昨年ワールドカップのために新設されたスタジアム
昨年、サッカーワールドカップの開催地の一つとなったニージュニー・ノヴゴロド市。ニージュニー・ノヴゴロド州の州都であり、1221年に創建された歴史ある街であり、人口規模でロシア第五位を占める都市です。
さて、ニージュニー・ノヴゴロドという名前はロシア人にとってどんな意味を持っているのでしょうか。作家ゴーリキーの出身地(ソ連時代、この街はゴーリキーと称されていました)? ゴーリキー自動車 (GAZ) の本拠地? その答えは市の中心にある「ミーニンとポジャルスキーの広場」にあります。
1. ミーニンとポジャルスキーの広場
左手にニジェゴロドクレムリン、右手にミーニンとポジャルスキーの広場
今から400年ほど前、ロシアは「スムータ」と呼ばれる大動乱に陥っていました。皇帝の空位に端を発する権力争いの中で、偽ドミトリー (Лжедмитрий) と呼ばれる僭称者が各地に乱立し、その混乱が隣国ポーランドの侵略を招いたのです。
このような状況で起ち上がったのが、ニージュニー・ノヴゴロドの肉商人、クジマ・ミーニンでした。彼は貴族のドミトリー・ポジャルスキーの協力のもと、義勇軍を組織し、モスクワからポーランド軍を追放することに成功しました。その故事から、ニージュニー・ノヴゴロド市民は「この街がロシアを救った」と誇りにしており、市の中心にあるクレムリンの前には今でもミーニンとポジャルスキーの像が立っています。
モスクワの有名な赤の広場にも、同様にミーニンとポジャルスキーの像は立っていて、彼らの功績がローカルな出来事ではなく、全ロシア史的な偉業であることを伝えています。
2. ボリシャヤ・ポクロフスカヤ通り
日本人駐在員たちから「ニージュニー銀座」とも呼ばれている
ミーニンとポジャルスキー通りからは、街で一番の目抜き通りであるボリシャヤ・ポクロフスカヤ通りが伸びています。
この通りでは多くの人が行き交い、特に休日や金曜の夜は大勢の人で賑わいます。土産物屋やパフォーマーが多くみられ、土曜日の午前には骨董市も開かれるので、ニージュニーっ子 (Нижегородец) が街を紹介してくれる機会があれば、きっとまずここに案内されることでしょう。
3. ニジェゴロドクレムリン
ニージュニー・ノヴゴロドの名所はどこかと言えば、一番は何と言ってもクレムリンでしょう。現在の城壁は16世紀に建造されました。
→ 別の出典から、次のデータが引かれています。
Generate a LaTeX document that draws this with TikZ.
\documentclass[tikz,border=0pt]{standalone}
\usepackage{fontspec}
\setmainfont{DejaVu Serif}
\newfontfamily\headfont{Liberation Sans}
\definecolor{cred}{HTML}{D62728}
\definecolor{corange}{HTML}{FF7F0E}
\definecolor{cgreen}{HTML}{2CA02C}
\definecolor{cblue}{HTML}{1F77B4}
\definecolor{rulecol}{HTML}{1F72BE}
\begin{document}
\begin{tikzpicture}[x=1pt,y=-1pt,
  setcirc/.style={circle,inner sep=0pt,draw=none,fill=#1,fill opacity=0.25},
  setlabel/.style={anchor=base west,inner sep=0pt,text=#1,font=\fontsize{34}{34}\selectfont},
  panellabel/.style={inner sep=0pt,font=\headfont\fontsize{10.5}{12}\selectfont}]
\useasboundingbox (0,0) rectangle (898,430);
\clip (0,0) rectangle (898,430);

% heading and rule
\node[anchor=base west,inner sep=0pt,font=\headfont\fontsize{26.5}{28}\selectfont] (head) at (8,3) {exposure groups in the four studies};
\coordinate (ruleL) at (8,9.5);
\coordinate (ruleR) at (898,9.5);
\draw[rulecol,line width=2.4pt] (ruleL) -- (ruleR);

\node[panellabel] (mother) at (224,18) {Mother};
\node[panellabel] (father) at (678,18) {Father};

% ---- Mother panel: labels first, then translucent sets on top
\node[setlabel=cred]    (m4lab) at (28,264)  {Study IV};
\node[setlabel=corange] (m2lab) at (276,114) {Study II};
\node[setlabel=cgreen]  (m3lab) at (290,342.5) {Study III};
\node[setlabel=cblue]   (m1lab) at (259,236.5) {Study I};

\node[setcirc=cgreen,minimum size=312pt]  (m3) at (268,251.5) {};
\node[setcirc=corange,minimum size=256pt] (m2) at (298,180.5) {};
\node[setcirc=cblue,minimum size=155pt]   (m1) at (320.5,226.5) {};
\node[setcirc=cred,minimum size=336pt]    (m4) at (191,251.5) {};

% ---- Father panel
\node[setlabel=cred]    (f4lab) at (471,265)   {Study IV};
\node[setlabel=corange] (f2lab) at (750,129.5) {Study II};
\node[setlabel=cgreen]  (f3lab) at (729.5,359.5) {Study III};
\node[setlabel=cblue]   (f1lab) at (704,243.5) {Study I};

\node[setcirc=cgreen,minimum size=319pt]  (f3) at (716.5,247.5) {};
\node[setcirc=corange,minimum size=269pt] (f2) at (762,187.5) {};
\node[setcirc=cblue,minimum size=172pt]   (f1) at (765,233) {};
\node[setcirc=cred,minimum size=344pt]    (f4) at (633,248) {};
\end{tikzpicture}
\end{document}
ニージュニーのクレムリンは13の塔から成る赤色の要塞です。中にはニージュニー・ノヴゴロド市の行政府、裁判所、大聖堂、美術館、コンサートホールなどがあります。
4. ヴォルガ河とロープウェー
ニージュニー・ノヴゴロド市は美しい大河、ヴォルガ河とオカ河の合流地点に位置しています。夏には客船でのクルーズも楽しめますよ。
ヴォルガ河をまたぎ、ニージュニー・ノヴゴロド市と対岸のボル市は、ロープウェイで結ばれています。
観光地やアトラクションとしてだけではなく、通勤・通学の手段として、市民からは日常的に親しまれています。
5. ショーロコフスキー・フートル
街の中心からはやや離れたところにある公園、ショーロコフスキー・フートル。ここは美しい池や自然、博物館との複合施設となっています。乗馬体験なども楽しむことができますよ。何より、秋のショーロコフスキー・フートルは別格の美しさです。
6. 動物園「リンポポ」
地方都市の動物園になんか大した動物は揃っていないだろう、そんな風に思ってはいやしませんか? 動物園「リンポポ」は予想を覆してくれるでしょう。
ここにはトラやライオンのような大型肉食獣もいれば、動物たちに餌をあげるコーナーも揃っています。一番の見どころは白熊のアヤーナ。とても人懐こく、訪問客が大好きです。
7. チカロフの階段
なぜニージュニー・ノヴゴロド市は「黄昏の都 (Столица закатов) 」なのでしょうか? その答えは夕方にクレムリンやミーニン広場の近くにある、チカロフの階段を訪れれば、分かることでしょう。
北極の横断飛行に成功した飛行士ヴァレリー・チカロフを讃える記念碑の下には、ヴォルガの河岸へと続く560段もの階段があります。ここから眺めるヴォルガ川にかかる夕日の景色は絶景で、黄昏時には多くの市民が集まります。
ニージュニー・ノヴゴロドを訪れる機会があれば、是非夕暮れ時を狙ってここを訪れてみて下さい。でも、足腰に自信がないなら、階段を降り切ってしまわないこと。上に戻れなくなってしまいますよ!